We are now done with SSBMRank2015. It was an exciting 3 weeks to see the unveiling of players and the reception of it. This year we partnered with HTCeSports, who generously provided the resources to increase our production values and contract Papapaint to make those exciting Top 10 montages. Before I continue, I wanted to give thanks to the several people that helped with projects

  • First and foremost, Nick “Dark Dragoon” Konstantino was a workhouse throughout this endeavor, creating all 100 of the graphics that you saw for each of the players. He also helped with hot fixes and was on call when I couldn’t get a task done. Give him a round of applause!
  • To every single blurb writer for signing up, taking initiative, and volunteering to taking on the daunting task of writing blurbs. It’s a thankless job and even though there were some slip ups here and there, I couldn’t ask for a better team.
  • To every editor that took initiative and were proactive in making a quality product, I thank you guys that you take pride in your work to make the blurbs awesome.
  • To the fact and picture finders, I thank you guys so much. It seems like mundane work, but allowed for me to finish other tasks. This couldn’t have been done without you guys.
  • To the photographers, thank you for allowing me to use your phenomenal photos

Some Highlights

  • Getting hacked by the “Moroccan Revolution Team” on Christmas.
  • Despite missing on two days of page views due to the aforementioned hacking, we managed to hit an astonishing 922,693 page views. In comparison, we had 477,373 page views for 2014’s edition of SSBMRank. It’s awesome to see Melee grow.
  • We expanded our production values tremendously. Look at the 2013 edition and you’ll see what I mean.
  • Videos for Top 10. Hopefully, we can expand this to Videos for all of the Top 100 by 2016.
  • 42 panelists from all across the world

General Post-Stuff

Despite the complaints that I will always get from running a subjective ranking chart, I am very happy with how the project panned out this year. Two years ago, we had no rankings. Other than the top 10, maybe top 20, no one really knew how players stacked against each other. Furthermore, outsiders could only recognize people from their own region and perhaps the usual power players such as Armada and Mango. I recognize that the list will never be perfect, but the ability to create discussion is ultimately what I desired from the list.

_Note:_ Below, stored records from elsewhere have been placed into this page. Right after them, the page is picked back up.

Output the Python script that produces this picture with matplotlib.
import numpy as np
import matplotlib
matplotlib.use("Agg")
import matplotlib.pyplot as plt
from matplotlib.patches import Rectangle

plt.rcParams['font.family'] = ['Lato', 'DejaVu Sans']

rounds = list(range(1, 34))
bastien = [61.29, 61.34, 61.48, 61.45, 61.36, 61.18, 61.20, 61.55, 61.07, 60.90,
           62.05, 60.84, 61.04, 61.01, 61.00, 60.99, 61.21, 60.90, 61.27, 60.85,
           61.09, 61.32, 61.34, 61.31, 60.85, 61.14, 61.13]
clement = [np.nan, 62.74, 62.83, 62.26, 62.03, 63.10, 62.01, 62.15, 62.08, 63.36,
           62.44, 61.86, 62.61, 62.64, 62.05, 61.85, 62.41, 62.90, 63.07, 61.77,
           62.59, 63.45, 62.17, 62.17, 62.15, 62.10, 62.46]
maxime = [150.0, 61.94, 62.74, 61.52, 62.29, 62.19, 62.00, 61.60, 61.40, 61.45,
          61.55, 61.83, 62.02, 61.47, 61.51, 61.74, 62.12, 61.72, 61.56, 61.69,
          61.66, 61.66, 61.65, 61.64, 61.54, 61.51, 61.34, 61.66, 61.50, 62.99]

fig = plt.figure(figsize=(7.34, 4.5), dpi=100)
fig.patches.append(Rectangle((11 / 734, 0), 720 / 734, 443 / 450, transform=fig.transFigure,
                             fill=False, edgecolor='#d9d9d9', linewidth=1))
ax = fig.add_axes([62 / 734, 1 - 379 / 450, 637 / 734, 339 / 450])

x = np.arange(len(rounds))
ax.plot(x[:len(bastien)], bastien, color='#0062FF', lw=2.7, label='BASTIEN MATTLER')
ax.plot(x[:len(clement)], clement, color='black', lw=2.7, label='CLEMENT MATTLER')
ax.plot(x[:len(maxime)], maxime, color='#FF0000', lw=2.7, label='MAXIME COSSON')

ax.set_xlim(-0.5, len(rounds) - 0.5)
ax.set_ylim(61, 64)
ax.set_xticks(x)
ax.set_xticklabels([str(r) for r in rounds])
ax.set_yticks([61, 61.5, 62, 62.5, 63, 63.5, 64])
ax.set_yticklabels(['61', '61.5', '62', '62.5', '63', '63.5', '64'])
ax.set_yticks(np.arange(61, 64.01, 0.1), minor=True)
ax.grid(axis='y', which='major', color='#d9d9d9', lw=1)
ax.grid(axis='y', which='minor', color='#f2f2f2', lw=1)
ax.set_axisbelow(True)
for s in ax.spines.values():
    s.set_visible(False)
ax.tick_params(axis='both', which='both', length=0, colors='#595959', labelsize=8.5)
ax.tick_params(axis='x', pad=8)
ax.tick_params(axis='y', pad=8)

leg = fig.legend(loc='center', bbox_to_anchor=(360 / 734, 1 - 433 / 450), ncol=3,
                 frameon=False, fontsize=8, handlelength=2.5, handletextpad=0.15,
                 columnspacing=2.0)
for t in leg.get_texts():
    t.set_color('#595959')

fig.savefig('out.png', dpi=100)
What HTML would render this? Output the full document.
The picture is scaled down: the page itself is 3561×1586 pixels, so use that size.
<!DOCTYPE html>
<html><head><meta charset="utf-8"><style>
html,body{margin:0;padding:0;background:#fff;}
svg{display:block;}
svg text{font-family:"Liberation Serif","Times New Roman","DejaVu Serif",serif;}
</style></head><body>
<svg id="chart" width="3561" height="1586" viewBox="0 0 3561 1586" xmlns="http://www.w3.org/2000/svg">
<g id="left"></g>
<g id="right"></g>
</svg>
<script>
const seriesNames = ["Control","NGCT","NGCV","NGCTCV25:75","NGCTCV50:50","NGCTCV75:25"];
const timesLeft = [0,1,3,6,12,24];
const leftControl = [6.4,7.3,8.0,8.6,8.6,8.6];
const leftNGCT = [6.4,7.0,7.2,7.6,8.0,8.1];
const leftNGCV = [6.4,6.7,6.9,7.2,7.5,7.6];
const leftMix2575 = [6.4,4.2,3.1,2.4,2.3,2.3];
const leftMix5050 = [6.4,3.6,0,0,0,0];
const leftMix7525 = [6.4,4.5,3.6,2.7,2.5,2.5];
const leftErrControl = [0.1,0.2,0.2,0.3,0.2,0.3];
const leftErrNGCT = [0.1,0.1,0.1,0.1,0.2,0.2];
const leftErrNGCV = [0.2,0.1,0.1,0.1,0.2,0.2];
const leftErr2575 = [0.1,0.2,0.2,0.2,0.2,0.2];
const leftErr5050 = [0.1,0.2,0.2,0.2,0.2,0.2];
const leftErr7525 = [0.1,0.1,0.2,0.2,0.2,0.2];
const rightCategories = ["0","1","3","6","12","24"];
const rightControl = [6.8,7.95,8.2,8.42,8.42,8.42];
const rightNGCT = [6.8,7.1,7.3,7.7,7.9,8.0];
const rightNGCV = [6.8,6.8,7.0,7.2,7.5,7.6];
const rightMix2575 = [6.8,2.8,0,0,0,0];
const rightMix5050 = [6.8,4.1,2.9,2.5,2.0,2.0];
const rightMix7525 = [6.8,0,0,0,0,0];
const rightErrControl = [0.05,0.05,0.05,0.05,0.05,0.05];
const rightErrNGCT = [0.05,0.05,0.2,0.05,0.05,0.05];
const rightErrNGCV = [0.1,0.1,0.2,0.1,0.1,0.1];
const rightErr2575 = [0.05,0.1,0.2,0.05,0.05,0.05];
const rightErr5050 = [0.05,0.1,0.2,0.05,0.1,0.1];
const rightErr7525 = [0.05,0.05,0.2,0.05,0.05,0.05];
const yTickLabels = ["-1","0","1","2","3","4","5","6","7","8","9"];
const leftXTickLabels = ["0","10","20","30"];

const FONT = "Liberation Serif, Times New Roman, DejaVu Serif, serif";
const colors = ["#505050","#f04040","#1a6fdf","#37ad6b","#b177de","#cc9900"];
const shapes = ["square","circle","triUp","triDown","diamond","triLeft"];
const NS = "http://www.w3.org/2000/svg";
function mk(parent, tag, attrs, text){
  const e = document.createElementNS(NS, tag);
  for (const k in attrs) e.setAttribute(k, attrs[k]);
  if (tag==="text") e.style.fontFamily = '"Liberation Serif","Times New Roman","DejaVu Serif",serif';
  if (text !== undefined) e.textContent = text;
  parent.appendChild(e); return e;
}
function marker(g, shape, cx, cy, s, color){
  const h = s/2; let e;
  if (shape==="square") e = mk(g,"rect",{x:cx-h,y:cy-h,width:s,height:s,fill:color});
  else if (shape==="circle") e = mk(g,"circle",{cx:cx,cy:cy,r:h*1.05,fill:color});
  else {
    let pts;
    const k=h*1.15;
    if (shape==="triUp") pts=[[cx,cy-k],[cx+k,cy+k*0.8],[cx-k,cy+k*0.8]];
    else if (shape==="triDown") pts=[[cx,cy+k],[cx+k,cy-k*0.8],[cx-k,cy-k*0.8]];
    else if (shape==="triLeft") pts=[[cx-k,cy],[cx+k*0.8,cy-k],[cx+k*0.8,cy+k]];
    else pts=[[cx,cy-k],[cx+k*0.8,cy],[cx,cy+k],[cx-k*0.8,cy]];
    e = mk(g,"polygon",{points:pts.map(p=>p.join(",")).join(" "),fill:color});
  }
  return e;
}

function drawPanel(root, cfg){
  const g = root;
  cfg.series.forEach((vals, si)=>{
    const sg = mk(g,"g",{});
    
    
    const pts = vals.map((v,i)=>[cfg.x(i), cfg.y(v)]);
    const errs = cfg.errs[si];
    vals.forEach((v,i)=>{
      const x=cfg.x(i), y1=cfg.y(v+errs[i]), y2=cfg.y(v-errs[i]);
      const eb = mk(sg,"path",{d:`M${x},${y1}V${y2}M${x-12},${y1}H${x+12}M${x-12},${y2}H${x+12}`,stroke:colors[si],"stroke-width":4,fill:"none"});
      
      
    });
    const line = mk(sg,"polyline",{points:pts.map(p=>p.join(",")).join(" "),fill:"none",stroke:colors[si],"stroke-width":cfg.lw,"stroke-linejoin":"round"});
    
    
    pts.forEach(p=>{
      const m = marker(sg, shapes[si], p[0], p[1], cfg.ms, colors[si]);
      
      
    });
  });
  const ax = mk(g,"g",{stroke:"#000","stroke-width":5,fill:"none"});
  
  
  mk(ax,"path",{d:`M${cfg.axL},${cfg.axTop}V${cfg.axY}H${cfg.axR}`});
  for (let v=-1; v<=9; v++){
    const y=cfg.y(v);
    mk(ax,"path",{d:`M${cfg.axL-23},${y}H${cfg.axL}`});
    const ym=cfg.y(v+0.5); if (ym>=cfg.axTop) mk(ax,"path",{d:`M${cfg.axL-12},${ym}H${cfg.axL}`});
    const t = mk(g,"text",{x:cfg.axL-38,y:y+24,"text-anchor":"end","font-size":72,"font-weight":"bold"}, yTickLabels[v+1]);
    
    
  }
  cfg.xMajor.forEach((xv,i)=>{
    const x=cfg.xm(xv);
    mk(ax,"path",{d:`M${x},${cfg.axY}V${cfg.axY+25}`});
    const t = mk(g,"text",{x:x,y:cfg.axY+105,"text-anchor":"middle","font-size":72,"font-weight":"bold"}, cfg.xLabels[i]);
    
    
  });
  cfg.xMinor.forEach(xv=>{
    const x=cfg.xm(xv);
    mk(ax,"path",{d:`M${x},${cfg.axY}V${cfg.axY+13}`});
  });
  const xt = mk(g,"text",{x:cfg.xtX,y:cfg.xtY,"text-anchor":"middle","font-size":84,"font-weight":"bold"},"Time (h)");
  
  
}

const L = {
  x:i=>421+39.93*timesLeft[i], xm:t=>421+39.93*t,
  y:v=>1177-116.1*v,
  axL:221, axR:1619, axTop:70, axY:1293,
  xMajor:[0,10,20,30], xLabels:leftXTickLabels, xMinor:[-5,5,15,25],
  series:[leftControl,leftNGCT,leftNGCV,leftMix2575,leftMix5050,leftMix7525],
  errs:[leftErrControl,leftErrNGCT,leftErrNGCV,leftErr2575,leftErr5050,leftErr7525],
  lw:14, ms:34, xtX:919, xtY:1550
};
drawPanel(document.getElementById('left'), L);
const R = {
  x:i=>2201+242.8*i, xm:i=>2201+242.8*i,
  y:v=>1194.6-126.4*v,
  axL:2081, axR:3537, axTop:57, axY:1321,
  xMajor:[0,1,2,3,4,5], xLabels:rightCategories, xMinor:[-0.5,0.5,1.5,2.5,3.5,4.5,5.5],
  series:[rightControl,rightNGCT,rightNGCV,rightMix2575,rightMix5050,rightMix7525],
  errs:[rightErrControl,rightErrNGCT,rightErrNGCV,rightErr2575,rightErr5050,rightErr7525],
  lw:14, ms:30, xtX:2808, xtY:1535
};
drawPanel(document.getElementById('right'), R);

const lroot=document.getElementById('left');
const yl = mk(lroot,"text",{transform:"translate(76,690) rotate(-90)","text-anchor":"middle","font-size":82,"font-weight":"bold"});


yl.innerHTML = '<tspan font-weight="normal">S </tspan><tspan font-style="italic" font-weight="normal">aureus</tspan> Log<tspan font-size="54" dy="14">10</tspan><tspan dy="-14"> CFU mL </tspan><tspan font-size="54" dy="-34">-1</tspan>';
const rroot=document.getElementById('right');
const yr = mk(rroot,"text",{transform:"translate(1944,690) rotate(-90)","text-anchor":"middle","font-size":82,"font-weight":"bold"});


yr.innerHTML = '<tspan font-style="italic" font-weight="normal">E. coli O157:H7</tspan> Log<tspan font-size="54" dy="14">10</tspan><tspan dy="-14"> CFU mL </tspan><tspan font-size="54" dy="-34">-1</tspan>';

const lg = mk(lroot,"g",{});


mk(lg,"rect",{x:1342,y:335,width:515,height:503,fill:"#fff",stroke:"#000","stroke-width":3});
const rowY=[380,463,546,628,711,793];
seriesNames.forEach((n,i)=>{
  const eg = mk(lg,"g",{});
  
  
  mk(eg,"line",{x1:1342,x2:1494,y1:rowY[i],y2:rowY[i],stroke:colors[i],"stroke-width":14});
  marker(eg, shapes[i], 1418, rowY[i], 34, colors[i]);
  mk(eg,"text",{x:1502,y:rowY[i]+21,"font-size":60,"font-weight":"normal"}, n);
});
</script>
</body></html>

Objective vs Subjective Lists

Many have asked me why I never do a completely objective list, so here’s my answer:

There’s a strong connotation to a “completely objective list”. The general perception is that it is completely fair and reasonable, to which I would disagree. If melee had an online ladder system where players interacted with each other 10,000s of times per year, I am very confident that would give me the data to appropriately rank the Top 100 players. Unfortunately, the top players rarely interact with each other. There are several pairings in the top 25 that have not happened in all of 2015 despite the increased number of majors.

With the interactions being limited, the primary owner of an “objective-based” system has to make decisions on how to weigh data with measurements such as K-Values. Furthermore, data collecting becomes tedious and even the current one floating around Reddit, makes arbitrary cut-offs to events. Why only certain events? Why cut off to top 64 only? These decisions require some subjective judgment and ultimately some biases. Furthermore, these values are adjusted until it fits a general subjective notion of “correctness”.

So while, I think the results are interesting in tandem, it’s tough for me to sell a SSBMrank on a pure objective system, given the limited information.  I don’t want to discourage any separate effort towards it though.

Activity vs Inactivity

Drawing a line on players was arguably the toughest portion of this project. I debated with myself and several others for hours to determine what an appropriate activity line is. With the exception of Twitch (who will get his own post eventually), I think we did a good job determining this. People will get upset as always if their local hero is not properly represented, which is why I also released a list of players who didn’t make the cut due to activity, so that they at least get recognition.

On the flip side, we also saw the consequences of introducing players who judges were largely unfamiliar with. In large part, the rankings of the Europeans created a large amount of controversy. I will have to reevaluate how to rate international players for 2016.


Some people had complaints about the uneven distribution of judges. Generally speaking, I will always value people that have large amounts of interaction with players at majors over a player. In 2013, I had open enrollment for judges that led to less than desirable results, which is why I don’t feel comfortable with letting anyone become a judge.

For regions that are less represented, I have asked several players/figureheads from their respective regions that either outright rejected a ballot or didn’t turn a ballot within the 3 weeks when asked. Rest assured, I did make a tremendous effort in trying to recruit people from these regions. Every year there are judge applications and, although I don’t accept everyone, I hope people take more initiative in filling out an application rather than complain after the fact about exclusivity.


I will always defend my blurb writers regardless of social media complaints. This year, I had a volunteer form for people to fill out. Every blurb writer filled out these forms and took tremendous initiative to get the job done. Even though the quality was spotty at times, I value these people for their time rather than the backseat redditor who offers to write blurbs after the fact. For the most part, most of these were very solid blurbs and I can’t thank them enough.